Let $G$ be an abelian group whose identity is $e$.

Let $R$ be a ring with unity whose zero is $0_R$ and whose unity is $1_R$.

Let $\left({G, +_G, \circ}\right)_R$ be a unitary $R$-module.

Let $\left \langle {a_n} \right \rangle$ be a sequence of elements of $G$ such that:

$\displaystyle \forall \left \langle {\lambda_n} \right \rangle \subseteq R: \sum_{k \mathop = 1}^n \lambda_k \circ a_k = e \implies \lambda_1 = \lambda_2 = \cdots = \lambda_n = 0_R$

That is, the only way to make $e$ with a linear combination of $\left \langle {a_n} \right \rangle$ is by making all the elements of $\left \langle {\lambda_n} \right \rangle$ equal to $0_R$.

Such a sequence is linearly independent.

### Linearly Independent Sequence on a Real Vector Space

Let $\left({\R^n, +, \cdot}\right)_\R$ be a real vector space.

Let $\left\langle{\mathbf v_n}\right\rangle$ be a sequence of vectors in $\R^n$.

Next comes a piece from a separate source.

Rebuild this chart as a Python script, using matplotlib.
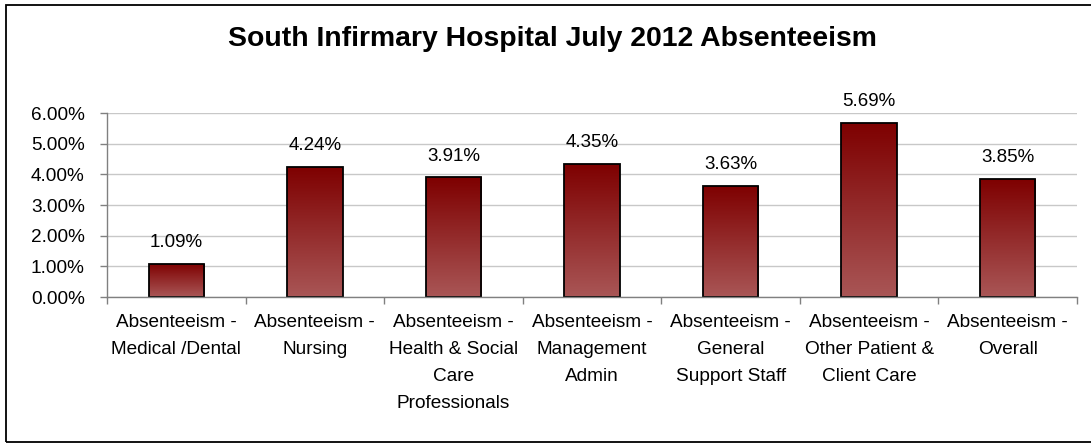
import matplotlib
matplotlib.use("Agg")
import matplotlib.pyplot as plt
import numpy as np
from matplotlib.colors import LinearSegmentedColormap
from matplotlib.patches import Rectangle
from matplotlib.ticker import FuncFormatter, MultipleLocator

plt.rcParams['font.family'] = ['Liberation Sans', 'DejaVu Sans']

title = "South Infirmary Hospital July 2012 Absenteeism"
categories = [
    "Absenteeism -\nMedical /Dental",
    "Absenteeism -\nNursing",
    "Absenteeism -\nHealth & Social\nCare\nProfessionals",
    "Absenteeism -\nManagement\nAdmin",
    "Absenteeism -\nGeneral\nSupport Staff",
    "Absenteeism -\nOther Patient &\nClient Care",
    "Absenteeism -\nOverall",
]
values = [1.09, 4.24, 3.91, 4.35, 3.63, 5.69, 3.85]  # percent

W, H = 1091, 444
fig = plt.figure(figsize=(W / 100, H / 100), dpi=100)
fig.patch.set_facecolor("white")

# outer chart border (right edge lies outside the image, as in the reference)
fig.add_artist(Rectangle((6 / W, 1 - 442 / H), (1100 - 6) / W, (442 - 5) / H,
                         transform=fig.transFigure, fill=False,
                         edgecolor="black", linewidth=1.3, clip_on=False))

ax = fig.add_axes([107 / W, 1 - 297 / H, (1077 - 107) / W, (297 - 113) / H])

cmap = LinearSegmentedColormap.from_list("redgrad", ["#A95656", "#7E0000"])
grad = np.linspace(0, 1, 256).reshape(-1, 1)

x = np.arange(len(values))
bw = 0.4
bars = ax.bar(x, values, width=bw, facecolor="none", edgecolor="black",
              linewidth=1.3, zorder=4)
for b in bars:
    x0, y0 = b.get_x(), b.get_y()
    w, h = b.get_width(), b.get_height()
    im = ax.imshow(grad, extent=[x0, x0 + w, y0, y0 + h], origin="lower",
                   aspect="auto", cmap=cmap, zorder=3, interpolation="bilinear")
    im.set_clip_path(b)

for xi, v in zip(x, values):
    ax.annotate(f"{v:.2f}%", (xi, v), xytext=(0, 9), textcoords="offset points",
                ha="center", va="bottom", fontsize=13.5, color="black")

ax.set_xlim(-0.5, len(values) - 0.5)
ax.set_ylim(0, 6)
ax.yaxis.set_major_locator(MultipleLocator(1))
ax.yaxis.set_major_formatter(FuncFormatter(lambda v, p: f"{v:.2f}%"))
ax.set_xticks(np.arange(len(values) + 1) - 0.5)
ax.set_xticklabels([])
ax.set_xticks(x, minor=True)
ax.set_xticklabels(categories, minor=True, fontsize=13.7, linespacing=1.78,
                   va="top", ha="center")
ax.tick_params(axis="x", which="minor", length=0, pad=12)
ax.tick_params(axis="x", which="major", length=5, width=1, color="#808080",
               direction="out")
ax.tick_params(axis="y", length=5, width=1, color="#808080", direction="out",
               labelsize=13.7, pad=11)

ax.grid(axis="y", color="#C8C8C8", linewidth=1)
ax.set_axisbelow(True)
for s in ["top", "right"]:
    ax.spines[s].set_visible(False)
for s in ["left", "bottom"]:
    ax.spines[s].set_color("#808080")
    ax.spines[s].set_linewidth(1)
    ax.spines[s].set_zorder(5)

fig.text(552 / W, 1 - 39 / H, title, ha="center", va="center",
         fontsize=20.4, fontweight="bold")

fig.savefig("out.png", dpi=100)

Then $\left\langle{\mathbf v_n}\right\rangle$ is linearly independent if and only if:

$\displaystyle \forall \left\langle{\lambda_n}\right\rangle \subseteq \R: \sum_{k \mathop = 1}^n \lambda_k \mathbf v_k = \mathbf 0 \implies \lambda_1 = \lambda_2 = \cdots = \lambda_n = 0$

where $\mathbf 0 \in \R^n$ is the zero vector and $0 \in \R$ is the zero scalar.